**TASK STATEMENT**
Go through the material and pull out every line with the string "this" in it.
#### RECORDED DATA
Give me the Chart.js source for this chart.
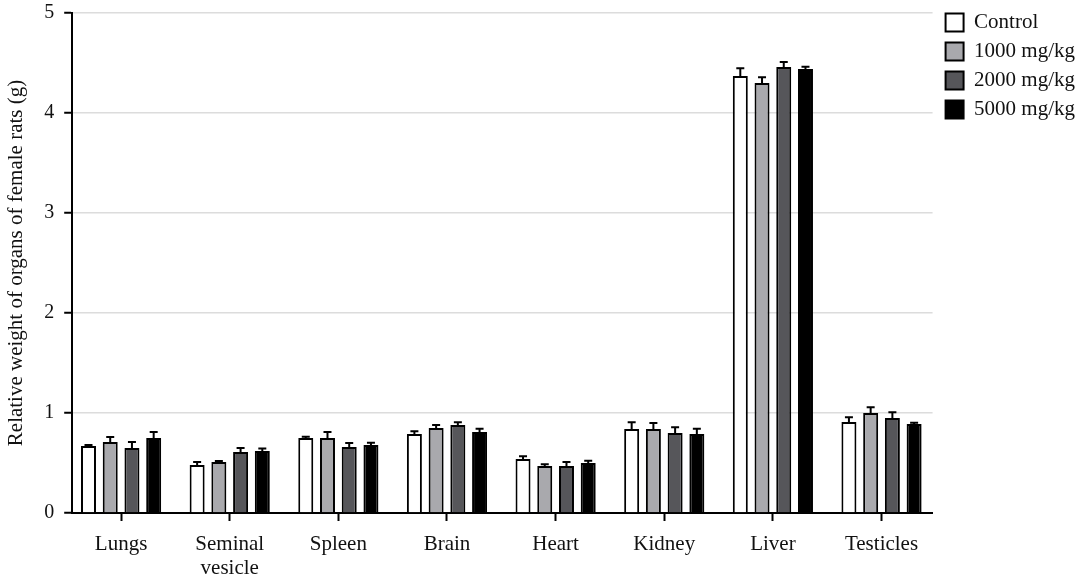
<!DOCTYPE html>
<html>
<head>
<meta charset="utf-8">
<script src="https://cdn.jsdelivr.net/npm/chart.js@4.4.1/dist/chart.umd.min.js"></script>
<style>
  body { margin: 0; background: #fff; }
  #wrap { width: 1084px; height: 579px; }
</style>
</head>
<body>
<div id="wrap"><canvas id="chart" width="1084" height="579"></canvas></div>
<script>
const organs = ["Lungs", ["Seminal", "vesicle"], "Spleen", "Brain", "Heart", "Kidney", "Liver", "Testicles"];
const groupNames = ["Control", "1000 mg/kg", "2000 mg/kg", "5000 mg/kg"];

const control = [0.67, 0.48, 0.75, 0.79, 0.54, 0.84, 4.37, 0.91];
const dose1000 = [0.71, 0.51, 0.75, 0.85, 0.47, 0.84, 4.30, 1.00];
const dose2000 = [0.65, 0.61, 0.66, 0.88, 0.47, 0.80, 4.46, 0.95];
const dose5000 = [0.75, 0.62, 0.68, 0.81, 0.50, 0.79, 4.44, 0.89];

const errControl = [0.01, 0.03, 0.013, 0.027, 0.027, 0.067, 0.077, 0.047];
const err1000 = [0.05, 0.01, 0.06, 0.03, 0.017, 0.06, 0.057, 0.057];
const err2000 = [0.06, 0.04, 0.04, 0.027, 0.04, 0.057, 0.05, 0.057];
const err5000 = [0.06, 0.025, 0.023, 0.033, 0.023, 0.053, 0.023, 0.013];

const yTicks = [0, 1, 2, 3, 4, 5];

const fills = ["#ffffff", "#a9a9ad", "#56565a", "#000000"];
const serif = "'Liberation Serif', 'DejaVu Serif', serif";

// upward error bars with a cap, drawn from the same scales as the bars
const errorBars = {
  id: "errorBars",
  afterDatasetsDraw(chart) {
    const ctx = chart.ctx;
    const yScale = chart.scales.y;
    ctx.save();
    ctx.strokeStyle = "#000";
    ctx.lineWidth = 2;
    chart.data.datasets.forEach((ds, i) => {
      const meta = chart.getDatasetMeta(i);
      meta.data.forEach((bar, j) => {
        const top = yScale.getPixelForValue(ds.data[j].y + ds.errors[j]);
        ctx.beginPath();
        ctx.moveTo(bar.x, bar.y);
        ctx.lineTo(bar.x, top);
        ctx.moveTo(bar.x - 4, top);
        ctx.lineTo(bar.x + 4, top);
        ctx.stroke();
      });
    });
    ctx.restore();
  }
};

// leave a little gap between plot and legend
const legendGap = {
  id: "legendGap",
  afterLayout(chart) {
    if (chart.legend) {
      chart.legend.left += 5;
      chart.legend.right += 5;
    }
  }
};

const series = [control, dose1000, dose2000, dose5000];
const errs = [errControl, err1000, err2000, err5000];

new Chart(document.getElementById("chart").getContext("2d"), {
  type: "bar",
  data: {
    datasets: series.map((vals, i) => ({
      label: groupNames[i],
      data: vals.map((v, k) => ({ x: k, y: v })),
      errors: errs[i],
      backgroundColor: fills[i],
      borderColor: "#000",
      borderWidth: 2,
      categoryPercentage: 0.8,
      barPercentage: 0.69
    }))
  },
  options: {
    responsive: false,
    animation: false,
    devicePixelRatio: 1,
    layout: { padding: { top: 4, right: 4, left: 4, bottom: 0 } },
    scales: {
      x: {
        type: "linear",
        min: -0.45,
        max: 7.47,
        offset: false,
        afterBuildTicks(scale) {
          scale.ticks = organs.map((_, i) => ({ value: i }));
        },
        afterFit(scale) {
          scale.height = 66;
        },
        border: { color: "#000", width: 2 },
        grid: {
          offset: false,
          drawOnChartArea: false,
          tickLength: 8,
          tickColor: "#000",
          tickWidth: 2
        },
        ticks: {
          color: "#111",
          padding: 11,
          maxRotation: 0,
          autoSkip: false,
          callback: v => organs[v],
          font: { family: serif, size: 21, lineHeight: 1.15 }
        }
      },
      y: {
        min: 0,
        max: 5,
        afterBuildTicks(scale) {
          scale.ticks = yTicks.map(v => ({ value: v }));
        },
        afterFit(scale) {
          scale.paddingTop = 13;
        },
        border: { color: "#000", width: 2 },
        grid: {
          color: ctx => (ctx.tick && ctx.tick.value === 0 ? "rgba(0,0,0,0)" : "#dcdcdc"),
          lineWidth: 1.5,
          tickLength: 8,
          tickColor: "#000",
          tickWidth: 2
        },
        ticks: {
          color: "#111",
          padding: 10,
          font: { family: serif, size: 20 }
        },
        title: {
          display: true,
          text: "Relative weight of organs of female rats (g)",
          color: "#111",
          padding: { top: 0, bottom: 5 },
          font: { family: serif, size: 21, lineHeight: 1.2 }
        }
      }
    },
    plugins: {
      legend: {
        position: "right",
        align: "start",
        labels: {
          color: "#111",
          boxWidth: 18,
          boxHeight: 18,
          padding: 8,
          font: { family: serif, size: 21 }
        }
      },
      tooltip: { enabled: false }
    }
  },
  plugins: [errorBars, legendGap]
});
</script>
</body>
</html>
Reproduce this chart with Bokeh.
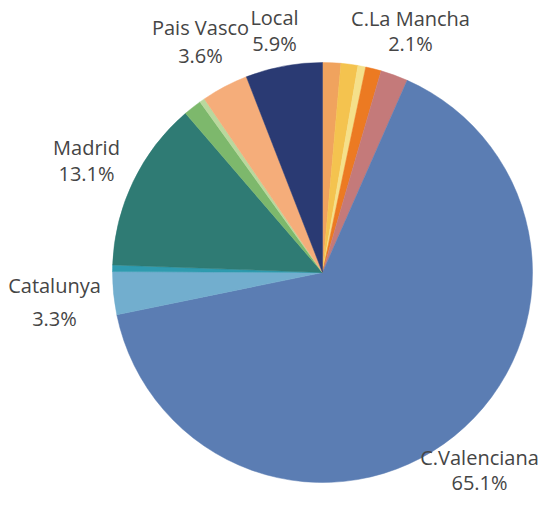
########
**WRITTEN ANSWER**
Give me the Chart.js source for this chart.
Reproduce this chart with Bokeh.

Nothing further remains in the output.